Billy Wilder, Ernest Lehman, Samuel A. Taylor

Three writers seems like a lot of writers; if too many cooks spoil the broth, won't three hands scritching at the same page spoil the screenplay?

Well, that might happen with three of your usual, run-of-the-mill writers, but Wilder, Lehman, and Taylor were something special. All three were very successful and admired—they rarely got their typewriters tangled.

Taylor was the writer of the original play Sabrina Fair, which opened on Broadway in 1953. He would go on to do an important rewrite on Alfred Hitchcock's Vertigo (1958).

Lehman is even more famous. Sabrina was at the beginning of his writing career, but he'd go on to write the screenplay adaptations for West Side Story (1961) and The Sound of Music (1965), as well as the famous Hitchcock film North by Northwest (1959).

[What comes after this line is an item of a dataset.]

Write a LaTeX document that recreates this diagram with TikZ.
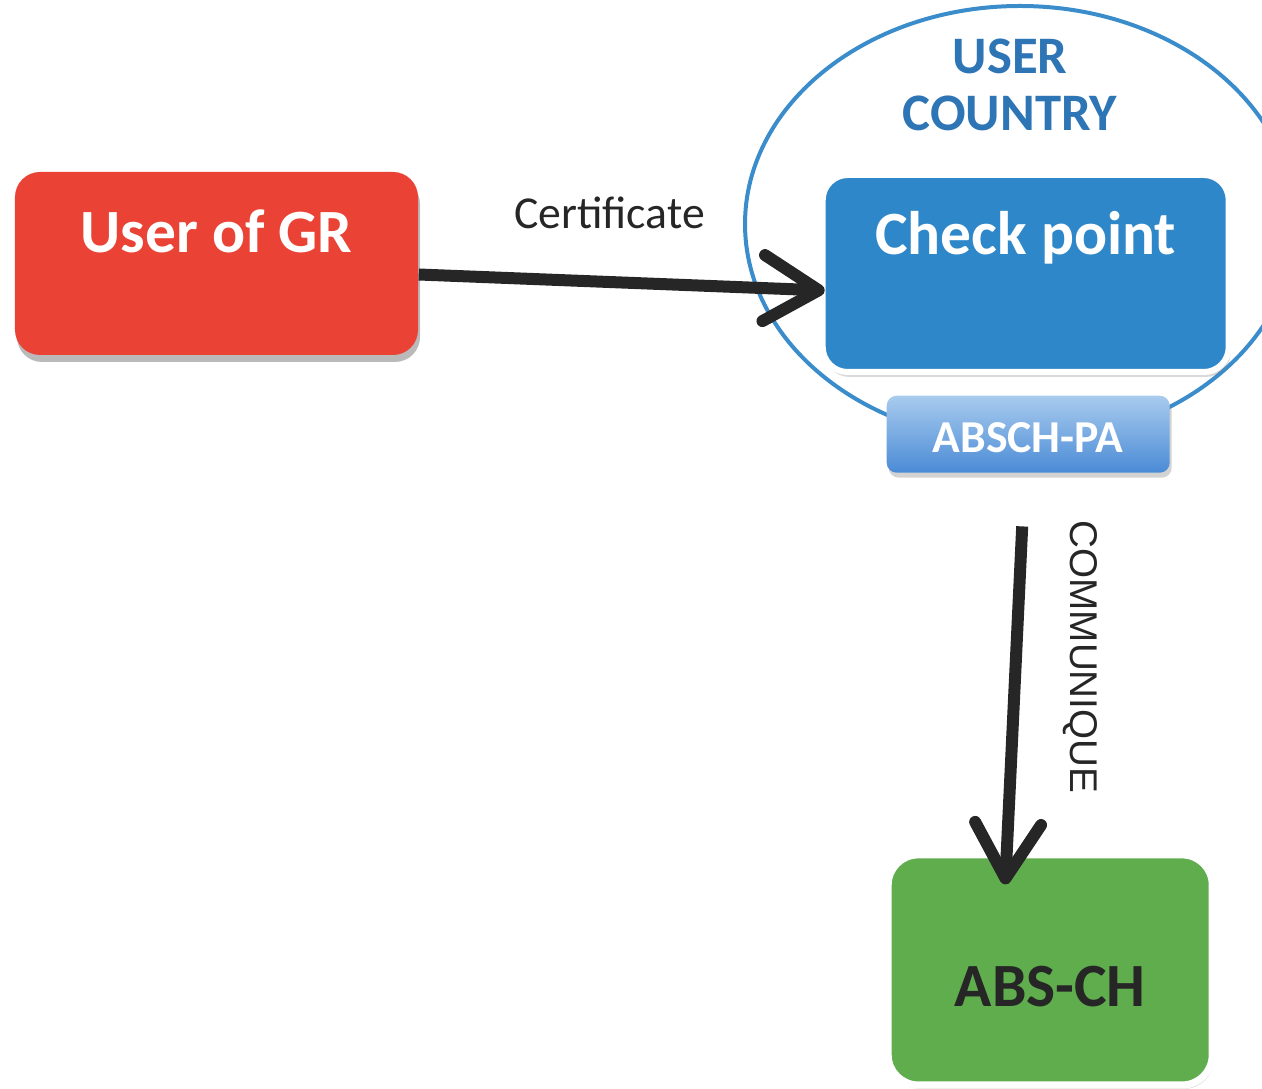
\documentclass[tikz,border=0pt]{standalone}
\usepackage{fontspec}
\setmainfont{Carlito}
\newfontfamily\commfont{Liberation Sans}
\usetikzlibrary{positioning,shapes.geometric,shadows,arrows.meta}

\definecolor{grRed}{HTML}{EA4335}
\definecolor{cpBlue}{HTML}{2E87C8}
\definecolor{ctryLine}{HTML}{3B8CCB}
\definecolor{ctryText}{HTML}{2E75B6}
\definecolor{abGreen}{HTML}{60AD4E}
\definecolor{abText}{HTML}{262626}
\definecolor{paTop}{HTML}{A9CBEE}
\definecolor{paBot}{HTML}{4A8BD6}
\definecolor{flowGray}{HTML}{262626}

\begin{document}
\begin{tikzpicture}[
every node/.style={},
box/.style={rectangle, inner sep=0pt, align=center, font=\bfseries\fontsize{17.5}{20}\selectfont},
userbox/.style={box, fill=grRed, text=white, rounded corners=0.25cm, minimum width=4.03cm, minimum height=1.83cm, text height=0.81cm, text depth=1.02cm, drop shadow={shadow xshift=0.02cm, shadow yshift=-0.07cm, opacity=0.45, fill=black!60}},
checkbox/.style={box, fill=cpBlue, text=white, draw=white, line width=0.06cm, rounded corners=0.25cm, minimum width=4.06cm, minimum height=1.97cm, text height=0.80cm, text depth=1.17cm, drop shadow={shadow xshift=0.02cm, shadow yshift=-0.05cm, opacity=0.3, fill=black!50}},
pabox/.style={box, top color=paTop, bottom color=paBot, text=white, rounded corners=0.1cm, minimum width=2.83cm, minimum height=0.77cm, text height=0.57cm, text depth=0.20cm, font=\bfseries\fontsize{13}{15}\selectfont, drop shadow={shadow xshift=0.02cm, shadow yshift=-0.05cm, opacity=0.35, fill=black!50}},
absbox/.style={box, fill=abGreen, text=abText, draw=white, line width=0.07cm, rounded corners=0.3cm, minimum width=3.24cm, minimum height=2.30cm, text height=1.52cm, text depth=0.78cm, font=\bfseries\fontsize{17.5}{20}\selectfont, drop shadow={shadow xshift=0.02cm, shadow yshift=-0.04cm, opacity=0.25, fill=black!40}},
country/.style={ellipse, draw=ctryLine, line width=0.04cm, minimum width=5.5cm, minimum height=4.36cm, inner sep=0pt},
countrytext/.style={align=center, text=ctryText, font=\bfseries\fontsize{15}{16.2}\selectfont, inner sep=0pt},
flow/.style={draw=flowGray, line width=0.12cm, -{Straight Barb[length=0.55cm, width=0.66cm, line cap=round, line join=round]}},
flowlabel/.style={inner sep=0pt, text=black!85, font=\fontsize{13}{15}\selectfont}
]
\useasboundingbox (0,0) rectangle (12.62,10.88);

\node [country] (ctry) at (10.20,8.64) {};
\node [countrytext] (ctrylabel) at (10.10,10.03) {USER\\COUNTRY};

\node [userbox] (user) at (2.165,8.245) {User of GR};
\node [checkbox] (check) [right=4.01cm of user, yshift=-0.1cm] {Check point};
\node [pabox] (pa) [below=0.2cm of check, xshift=0.025cm] {ABSCH-PA};
\node [absbox] (abs) [below=3.78cm of pa, xshift=0.22cm] {ABS-CH};

\draw [flow] ([yshift=-0.11cm]user.east) -- ([xshift=0.05cm, yshift=-0.17cm]check.west)
  node [flowlabel, pos=0.47, above=0.47cm] (cert) {Certificate};
\draw [flow] ([xshift=-0.06cm, yshift=-0.53cm]pa.south) -- ([xshift=-0.45cm, yshift=-0.33cm]abs.north);
\node [flowlabel, rotate=-90, font=\commfont\fontsize{11}{13}\selectfont] (comm) at (10.80,4.31) {COMMUNIQUE};

\end{tikzpicture}
\end{document}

And of course Billy Wilder was the director of the picture. Wilder had started out as a writer in the German film industry, before he fled to America during the rise of the Nazis. He was involved in the writing of virtually all his films, and Sabrina was no exception.

Still, even with all those experienced hands and typewriters, writing on Sabrina wasn't all soufflés and glamour. Wilder had a serious back problem, and as a result he and Lehman struggled to incorporate rewrites as the filming went on. At one point, Wilder asked Hepburn to feign illness so he'd have another day to get caught up on the script, and the executives wouldn't be mad at him. Hepburn went along with it, and did a good job of acting sick (because hey, she was a professional actor).

A good bit of the Wilder/Lehman/Taylor script was reused in the 1995 Sabrina remake, though a couple more writers were added too. The Larrabees have chauffeurs, gardeners, and every other kind of help. It makes sense they'd have a passel of writers on call to chronicle their doings as well.